◆ Given task:
Write out the listing below in full and exactly, leaving out every picture.

◆ Recorded data:
»»

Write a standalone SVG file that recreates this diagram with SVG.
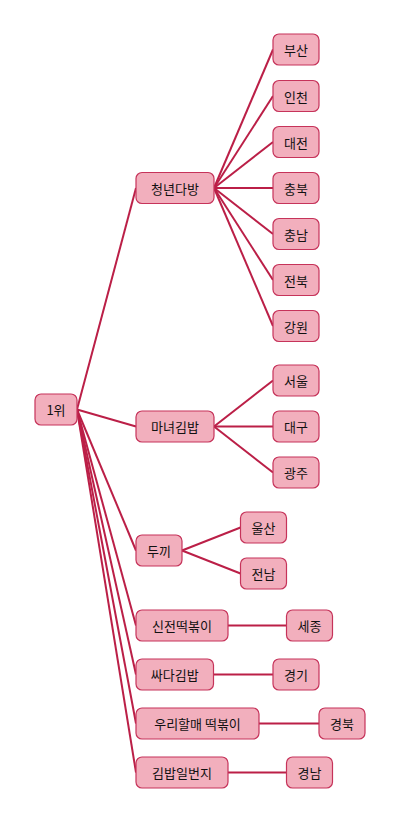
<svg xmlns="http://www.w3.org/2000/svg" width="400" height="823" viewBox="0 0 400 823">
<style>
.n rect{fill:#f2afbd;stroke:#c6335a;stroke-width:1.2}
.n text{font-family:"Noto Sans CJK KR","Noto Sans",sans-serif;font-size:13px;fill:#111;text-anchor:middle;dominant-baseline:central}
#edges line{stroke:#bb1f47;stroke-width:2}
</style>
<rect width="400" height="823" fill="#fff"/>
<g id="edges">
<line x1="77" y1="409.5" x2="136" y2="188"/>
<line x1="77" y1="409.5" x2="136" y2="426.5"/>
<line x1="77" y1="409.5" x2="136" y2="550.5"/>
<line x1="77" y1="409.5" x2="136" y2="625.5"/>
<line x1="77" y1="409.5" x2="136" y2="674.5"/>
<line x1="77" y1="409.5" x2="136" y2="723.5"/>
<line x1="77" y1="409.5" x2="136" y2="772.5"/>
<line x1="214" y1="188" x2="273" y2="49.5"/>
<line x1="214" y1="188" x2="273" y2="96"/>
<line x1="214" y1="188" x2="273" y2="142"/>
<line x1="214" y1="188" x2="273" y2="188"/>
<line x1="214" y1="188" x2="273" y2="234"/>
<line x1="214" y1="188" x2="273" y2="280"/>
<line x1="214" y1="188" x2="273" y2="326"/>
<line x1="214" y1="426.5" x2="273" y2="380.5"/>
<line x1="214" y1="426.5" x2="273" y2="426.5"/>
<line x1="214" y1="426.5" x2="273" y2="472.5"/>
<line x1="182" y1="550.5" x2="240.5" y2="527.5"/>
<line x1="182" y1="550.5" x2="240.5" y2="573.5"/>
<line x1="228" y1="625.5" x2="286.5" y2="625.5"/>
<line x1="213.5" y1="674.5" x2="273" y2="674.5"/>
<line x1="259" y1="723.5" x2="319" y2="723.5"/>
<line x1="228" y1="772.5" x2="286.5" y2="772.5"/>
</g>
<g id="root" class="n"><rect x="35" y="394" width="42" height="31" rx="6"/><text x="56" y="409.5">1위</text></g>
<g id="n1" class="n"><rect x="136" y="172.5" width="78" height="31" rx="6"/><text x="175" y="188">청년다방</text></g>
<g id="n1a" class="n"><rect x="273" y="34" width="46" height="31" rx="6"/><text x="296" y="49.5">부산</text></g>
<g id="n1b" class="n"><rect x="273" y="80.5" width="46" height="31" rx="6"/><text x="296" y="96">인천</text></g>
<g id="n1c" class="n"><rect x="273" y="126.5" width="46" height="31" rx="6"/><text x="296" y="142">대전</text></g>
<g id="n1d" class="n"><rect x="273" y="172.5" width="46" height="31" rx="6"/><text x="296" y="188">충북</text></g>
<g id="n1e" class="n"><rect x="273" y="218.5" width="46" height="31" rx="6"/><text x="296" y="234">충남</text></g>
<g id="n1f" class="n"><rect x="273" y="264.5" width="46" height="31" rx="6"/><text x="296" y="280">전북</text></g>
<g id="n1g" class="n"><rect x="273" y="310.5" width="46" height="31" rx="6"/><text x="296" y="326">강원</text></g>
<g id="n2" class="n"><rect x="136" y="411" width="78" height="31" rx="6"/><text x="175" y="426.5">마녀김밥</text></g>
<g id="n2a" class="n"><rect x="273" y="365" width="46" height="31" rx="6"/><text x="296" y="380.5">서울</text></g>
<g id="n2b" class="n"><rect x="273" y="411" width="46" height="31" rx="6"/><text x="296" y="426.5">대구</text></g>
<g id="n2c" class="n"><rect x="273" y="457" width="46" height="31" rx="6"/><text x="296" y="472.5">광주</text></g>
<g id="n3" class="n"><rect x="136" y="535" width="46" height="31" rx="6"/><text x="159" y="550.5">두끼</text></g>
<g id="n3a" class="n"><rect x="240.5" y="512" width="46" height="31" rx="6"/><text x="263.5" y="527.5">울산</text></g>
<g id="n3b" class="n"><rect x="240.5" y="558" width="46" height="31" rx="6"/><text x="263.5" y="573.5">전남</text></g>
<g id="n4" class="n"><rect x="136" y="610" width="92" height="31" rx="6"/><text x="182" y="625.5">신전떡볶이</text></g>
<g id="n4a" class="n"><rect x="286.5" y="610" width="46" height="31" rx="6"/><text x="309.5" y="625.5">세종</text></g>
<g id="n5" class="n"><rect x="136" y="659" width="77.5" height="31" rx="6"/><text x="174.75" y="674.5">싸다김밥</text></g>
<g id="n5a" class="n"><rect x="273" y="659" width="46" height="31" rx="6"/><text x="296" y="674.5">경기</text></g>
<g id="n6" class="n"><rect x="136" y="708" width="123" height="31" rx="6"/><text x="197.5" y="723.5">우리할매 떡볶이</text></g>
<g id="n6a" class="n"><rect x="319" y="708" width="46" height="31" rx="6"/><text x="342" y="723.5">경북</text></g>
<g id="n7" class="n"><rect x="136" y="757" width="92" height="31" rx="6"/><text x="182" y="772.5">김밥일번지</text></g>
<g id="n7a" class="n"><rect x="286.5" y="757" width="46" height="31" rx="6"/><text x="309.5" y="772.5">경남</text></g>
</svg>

««

◆ Correct output:
Write a standalone SVG file that recreates this diagram with SVG.
<svg xmlns="http://www.w3.org/2000/svg" width="400" height="823" viewBox="0 0 400 823">
<style>
.n rect{fill:#f2afbd;stroke:#c6335a;stroke-width:1.2}
.n text{font-family:"Noto Sans CJK KR","Noto Sans",sans-serif;font-size:13px;fill:#111;text-anchor:middle;dominant-baseline:central}
#edges line{stroke:#bb1f47;stroke-width:2}
</style>
<rect width="400" height="823" fill="#fff"/>
<g id="edges">
<line x1="77" y1="409.5" x2="136" y2="188"/>
<line x1="77" y1="409.5" x2="136" y2="426.5"/>
<line x1="77" y1="409.5" x2="136" y2="550.5"/>
<line x1="77" y1="409.5" x2="136" y2="625.5"/>
<line x1="77" y1="409.5" x2="136" y2="674.5"/>
<line x1="77" y1="409.5" x2="136" y2="723.5"/>
<line x1="77" y1="409.5" x2="136" y2="772.5"/>
<line x1="214" y1="188" x2="273" y2="49.5"/>
<line x1="214" y1="188" x2="273" y2="96"/>
<line x1="214" y1="188" x2="273" y2="142"/>
<line x1="214" y1="188" x2="273" y2="188"/>
<line x1="214" y1="188" x2="273" y2="234"/>
<line x1="214" y1="188" x2="273" y2="280"/>
<line x1="214" y1="188" x2="273" y2="326"/>
<line x1="214" y1="426.5" x2="273" y2="380.5"/>
<line x1="214" y1="426.5" x2="273" y2="426.5"/>
<line x1="214" y1="426.5" x2="273" y2="472.5"/>
<line x1="182" y1="550.5" x2="240.5" y2="527.5"/>
<line x1="182" y1="550.5" x2="240.5" y2="573.5"/>
<line x1="228" y1="625.5" x2="286.5" y2="625.5"/>
<line x1="213.5" y1="674.5" x2="273" y2="674.5"/>
<line x1="259" y1="723.5" x2="319" y2="723.5"/>
<line x1="228" y1="772.5" x2="286.5" y2="772.5"/>
</g>
<g id="root" class="n"><rect x="35" y="394" width="42" height="31" rx="6"/><text x="56" y="409.5">1위</text></g>
<g id="n1" class="n"><rect x="136" y="172.5" width="78" height="31" rx="6"/><text x="175" y="188">청년다방</text></g>
<g id="n1a" class="n"><rect x="273" y="34" width="46" height="31" rx="6"/><text x="296" y="49.5">부산</text></g>
<g id="n1b" class="n"><rect x="273" y="80.5" width="46" height="31" rx="6"/><text x="296" y="96">인천</text></g>
<g id="n1c" class="n"><rect x="273" y="126.5" width="46" height="31" rx="6"/><text x="296" y="142">대전</text></g>
<g id="n1d" class="n"><rect x="273" y="172.5" width="46" height="31" rx="6"/><text x="296" y="188">충북</text></g>
<g id="n1e" class="n"><rect x="273" y="218.5" width="46" height="31" rx="6"/><text x="296" y="234">충남</text></g>
<g id="n1f" class="n"><rect x="273" y="264.5" width="46" height="31" rx="6"/><text x="296" y="280">전북</text></g>
<g id="n1g" class="n"><rect x="273" y="310.5" width="46" height="31" rx="6"/><text x="296" y="326">강원</text></g>
<g id="n2" class="n"><rect x="136" y="411" width="78" height="31" rx="6"/><text x="175" y="426.5">마녀김밥</text></g>
<g id="n2a" class="n"><rect x="273" y="365" width="46" height="31" rx="6"/><text x="296" y="380.5">서울</text></g>
<g id="n2b" class="n"><rect x="273" y="411" width="46" height="31" rx="6"/><text x="296" y="426.5">대구</text></g>
<g id="n2c" class="n"><rect x="273" y="457" width="46" height="31" rx="6"/><text x="296" y="472.5">광주</text></g>
<g id="n3" class="n"><rect x="136" y="535" width="46" height="31" rx="6"/><text x="159" y="550.5">두끼</text></g>
<g id="n3a" class="n"><rect x="240.5" y="512" width="46" height="31" rx="6"/><text x="263.5" y="527.5">울산</text></g>
<g id="n3b" class="n"><rect x="240.5" y="558" width="46" height="31" rx="6"/><text x="263.5" y="573.5">전남</text></g>
<g id="n4" class="n"><rect x="136" y="610" width="92" height="31" rx="6"/><text x="182" y="625.5">신전떡볶이</text></g>
<g id="n4a" class="n"><rect x="286.5" y="610" width="46" height="31" rx="6"/><text x="309.5" y="625.5">세종</text></g>
<g id="n5" class="n"><rect x="136" y="659" width="77.5" height="31" rx="6"/><text x="174.75" y="674.5">싸다김밥</text></g>
<g id="n5a" class="n"><rect x="273" y="659" width="46" height="31" rx="6"/><text x="296" y="674.5">경기</text></g>
<g id="n6" class="n"><rect x="136" y="708" width="123" height="31" rx="6"/><text x="197.5" y="723.5">우리할매 떡볶이</text></g>
<g id="n6a" class="n"><rect x="319" y="708" width="46" height="31" rx="6"/><text x="342" y="723.5">경북</text></g>
<g id="n7" class="n"><rect x="136" y="757" width="92" height="31" rx="6"/><text x="182" y="772.5">김밥일번지</text></g>
<g id="n7a" class="n"><rect x="286.5" y="757" width="46" height="31" rx="6"/><text x="309.5" y="772.5">경남</text></g>
</svg>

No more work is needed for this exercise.